[LeetCode] 117. Populating Next Right Pointers in Each Node II Java

题目：

Follow up for problem "Populating Next Right Pointers in Each Node".

What if the given tree could be any binary tree? Would your previous solution still work?

Note:

• You may only use constant extra space.

For example,
Given the following binary tree,

         1
       /  
      2    3
     /     
    4   5    7

After calling your function, the tree should look like:

         1 -> NULL
       /  
      2 -> 3 -> NULL
     /     
    4-> 5 -> 7 -> NULL

---

题意及分析：给出棵树，将树的每层用next指针链接起来。

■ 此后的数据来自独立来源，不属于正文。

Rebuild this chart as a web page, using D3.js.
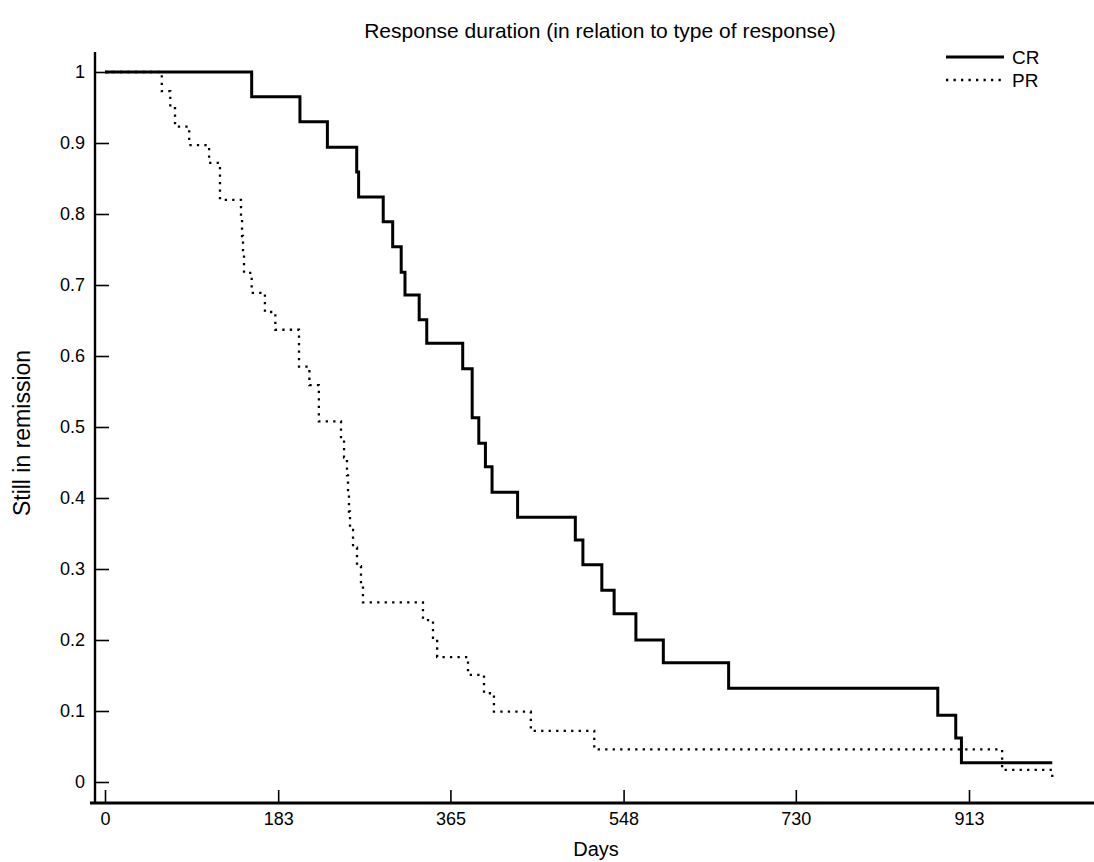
<!DOCTYPE html>
<html>
<head>
<meta charset="utf-8">
<script src="https://cdn.jsdelivr.net/npm/d3@7"></script>
<style>
  html, body { margin: 0; padding: 0; background: #fff; }
  svg { display: block; font-family: "Liberation Sans", Arial, Helvetica, sans-serif; }
</style>
</head>
<body>
<svg id="chart" width="1094" height="862"></svg>
<script>
// ---- Data ----
const title = "Response duration (in relation to type of response)";
const xLabel = "Days";
const yLabel = "Still in remission";
const xTicks = [0, 183, 365, 548, 730, 913];
const yTicks = [0, 0.1, 0.2, 0.3, 0.4, 0.5, 0.6, 0.7, 0.8, 0.9, 1];
const seriesNames = ["CR", "PR"];

// CR: complete response — step times (days) and proportion still in remission after each step
const crDays = [0, 155, 206, 235, 266, 268, 294, 304, 313, 317, 332, 340, 378, 388, 395, 402, 409, 436, 497, 505, 525, 538, 561, 590, 659, 880, 899, 905, 1001];
const crValues = [1, 0.965, 0.930, 0.894, 0.859, 0.824, 0.789, 0.754, 0.718, 0.686, 0.651, 0.618, 0.582, 0.513, 0.477, 0.444, 0.408, 0.373, 0.341, 0.306, 0.270, 0.237, 0.200, 0.168, 0.132, 0.094, 0.062, 0.027, 0.027];

// PR: partial response
const prDays = [0, 60, 69, 74, 89, 110, 121.5, 143.7, 144.8, 145.8, 146.9, 155, 169, 180, 205, 216, 226, 249.4, 252.6, 255.7, 256.8, 257.8, 258.9, 262.1, 266.3, 270.5, 272.6, 336, 346.6, 351, 383.6, 400.5, 411, 450, 517, 948, 1001];
const prValues = [1, 0.973, 0.949, 0.923, 0.897, 0.872, 0.820, 0.794, 0.769, 0.743, 0.717, 0.689, 0.662, 0.637, 0.585, 0.559, 0.508, 0.483, 0.457, 0.432, 0.406, 0.381, 0.355, 0.330, 0.304, 0.279, 0.253, 0.228, 0.203, 0.176, 0.151, 0.125, 0.099, 0.072, 0.046, 0.017, 0.0];

// ---- Layout ----
const svg = d3.select("#chart");
const x = d3.scaleLinear().domain([0, 913]).range([105, 969]);
const y = d3.scaleLinear().domain([0, 1]).range([782, 72]);
const axisY = 803;   // x-axis baseline
const axisX = 95;    // y-axis position

// Title
svg.append("text")
  .attr("x", 600).attr("y", 38)
  .attr("text-anchor", "middle")
  .attr("font-size", 21)
  .text(title);

// Y axis
const yAxis = d3.axisLeft(y)
  .tickValues(yTicks)
  .tickSizeInner(-14)
  .tickSizeOuter(0)
  .tickPadding(10)
  .tickFormat(d => d === 0 ? "0" : d === 1 ? "1" : d3.format(".1f")(d));
const gy = svg.append("g").attr("transform", `translate(${axisX},0)`).call(yAxis);
gy.select(".domain").remove();
gy.selectAll(".tick line").attr("stroke", "#000").attr("stroke-width", 1.6);
gy.selectAll(".tick text").attr("font-size", 18).attr("fill", "#000")
  .attr("font-family", "Liberation Sans, Arial, sans-serif");
svg.append("line")
  .attr("x1", axisX).attr("x2", axisX)
  .attr("y1", 52).attr("y2", axisY + 1)
  .attr("stroke", "#000").attr("stroke-width", 2.4);

// X axis
const xAxis = d3.axisBottom(x)
  .tickValues(xTicks)
  .tickSizeInner(-13)
  .tickSizeOuter(0)
  .tickPadding(9)
  .tickFormat(d3.format("d"));
const gx = svg.append("g").attr("transform", `translate(0,${axisY})`).call(xAxis);
gx.select(".domain").remove();
gx.selectAll(".tick line").attr("stroke", "#000").attr("stroke-width", 1.6);
gx.selectAll(".tick text").attr("font-size", 18).attr("fill", "#000")
  .attr("font-family", "Liberation Sans, Arial, sans-serif");
svg.append("line")
  .attr("x1", 90).attr("x2", 1094)
  .attr("y1", axisY).attr("y2", axisY)
  .attr("stroke", "#000").attr("stroke-width", 3);

// Axis labels
svg.append("text")
  .attr("x", 596).attr("y", 856)
  .attr("text-anchor", "middle")
  .attr("font-size", 20)
  .text(xLabel);
svg.append("text")
  .attr("transform", "translate(30,433) rotate(-90)")
  .attr("text-anchor", "middle")
  .attr("font-size", 23)
  .text(yLabel);

// Step curves
const line = d3.line()
  .x(d => x(d[0]))
  .y(d => y(d[1]))
  .curve(d3.curveStepAfter);

const crData = crDays.map((d, i) => [d, crValues[i]]);
const prData = prDays.map((d, i) => [d, prValues[i]]);

svg.append("path")
  .datum(prData)
  .attr("d", line)
  .attr("fill", "none")
  .attr("stroke", "#000")
  .attr("stroke-width", 2.3)
  .attr("stroke-dasharray", "2.3 5.2");

svg.append("path")
  .datum(crData)
  .attr("d", line)
  .attr("fill", "none")
  .attr("stroke", "#000")
  .attr("stroke-width", 3)
  .attr("stroke-linejoin", "miter");

// Legend
const legendY = [57, 80];
const legend = svg.append("g");
legend.append("line")
  .attr("x1", 946).attr("x2", 1004)
  .attr("y1", legendY[0]).attr("y2", legendY[0])
  .attr("stroke", "#000").attr("stroke-width", 3);
legend.append("line")
  .attr("x1", 946).attr("x2", 1004)
  .attr("y1", legendY[1]).attr("y2", legendY[1])
  .attr("stroke", "#000").attr("stroke-width", 2.3)
  .attr("stroke-dasharray", "2.3 5.2");
legend.selectAll("text.lg")
  .data(seriesNames)
  .enter().append("text")
  .attr("class", "lg")
  .attr("x", 1012)
  .attr("y", (d, i) => legendY[i] + 6.5)
  .attr("font-size", 19)
  .text(d => d);
</script>
</body>
</html>
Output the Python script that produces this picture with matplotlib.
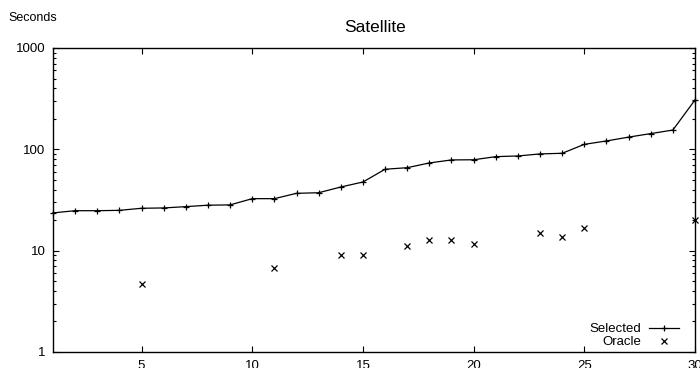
import matplotlib
matplotlib.use("Agg")
import matplotlib.pyplot as plt
from matplotlib.ticker import LogLocator, FixedLocator, NullFormatter

plt.rcParams['font.family'] = ['Liberation Sans', 'DejaVu Sans']

sel_x = list(range(1, 31))
sel_y = [23.6, 24.8, 24.8, 25.0, 26.2, 26.4, 27.2, 28.1, 28.3, 32.6,
         32.6, 36.8, 37.3, 42.5, 47.6, 63.6, 65.9, 73.4, 78.6, 78.9,
         84.7, 86.0, 90.1, 91.4, 112, 121, 132, 143, 155, 307]
ora_x = [5, 11, 14, 15, 17, 18, 19, 20, 23, 24, 25, 30]
ora_y = [4.66, 6.8, 9.1, 9.1, 11.0, 12.7, 12.7, 11.6, 15.1, 13.6, 16.9, 20.1]
x_ticks = [5, 10, 15, 20, 25, 30]
y_ticks = [1, 10, 100, 1000]
y_labels = ['1', '10', '100', '1000']

fig = plt.figure(figsize=(7, 3.68), dpi=100)
ax = fig.add_axes([53/700, 16/368, 642/700, 304/368])
ax.plot(sel_x, sel_y, color='black', lw=0.9, marker='+', ms=5, mew=0.9,
        label='Selected', clip_on=False)
ax.plot(ora_x, ora_y, color='black', lw=0, marker='x', ms=4, mew=0.9,
        label='Oracle', linestyle='none', clip_on=False)
ax.set_yscale('log')
ax.set_xlim(1, 30)
ax.set_ylim(1, 1000)
ax.xaxis.set_major_locator(FixedLocator(x_ticks))
ax.set_yticks(y_ticks)
ax.set_yticklabels(y_labels)
ax.yaxis.set_minor_locator(LogLocator(base=10, subs=range(2, 10)))
ax.yaxis.set_minor_formatter(NullFormatter())
ax.tick_params(which='both', direction='in', top=True, right=True,
               labelsize=9.5, width=0.8, colors='black')
ax.tick_params(axis='y', pad=5.5)
ax.tick_params(axis='x', pad=6)
ax.tick_params(which='major', length=4)
ax.tick_params(which='minor', length=2.2)
for s in ax.spines.values():
    s.set_linewidth(1.0)
fig.text(8/700, 1 - 18/368, 'Seconds', fontsize=9, va='center', ha='left')
fig.text(375/700, 1 - 27/368, 'Satellite', fontsize=12.5, va='center', ha='center')
leg = ax.legend(loc='lower right', markerfirst=False, frameon=False,
                fontsize=9.5, handlelength=2.3, handletextpad=0.6,
                labelspacing=0.05, borderaxespad=0.3,
                bbox_to_anchor=(0.99, -0.018))
for t in leg.get_texts():
    t.set_ha('right')
fig.savefig('out.png', dpi=100)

和上一题不同的是这里是一棵随意的二叉树。这里可以使用一个节点保存每一层的第一个节点，然后遍历该层就行。具体看代码注释。

代码：

/**
 * Definition for binary tree with next pointer.
 * public class TreeLinkNode {
 *     int val;
 *     TreeLinkNode left, right, next;
 *     TreeLinkNode(int x) { val = x; }
 * }
 */
public class Solution {
    public void connect(TreeLinkNode root) {
        while(root!=null){
            TreeLinkNode tempChild = new TreeLinkNode(0);       //记录下一层的首节点
            TreeLinkNode curChild = tempChild;
            while (root!=null){     //遍历某一层的节点，并将该层节点的子节点从左到右添加到下一层中去
                if(root.left!=null){
                    curChild.next=root.left;
                    curChild=curChild.next;
                }
                if(root.right!=null){
                    curChild.next=root.right;
                    curChild=curChild.next;
                }
                root = root.next;
            }
            root = tempChild.next;      //将下一层的首节点装载到root，遍历下一层
        }
    }
}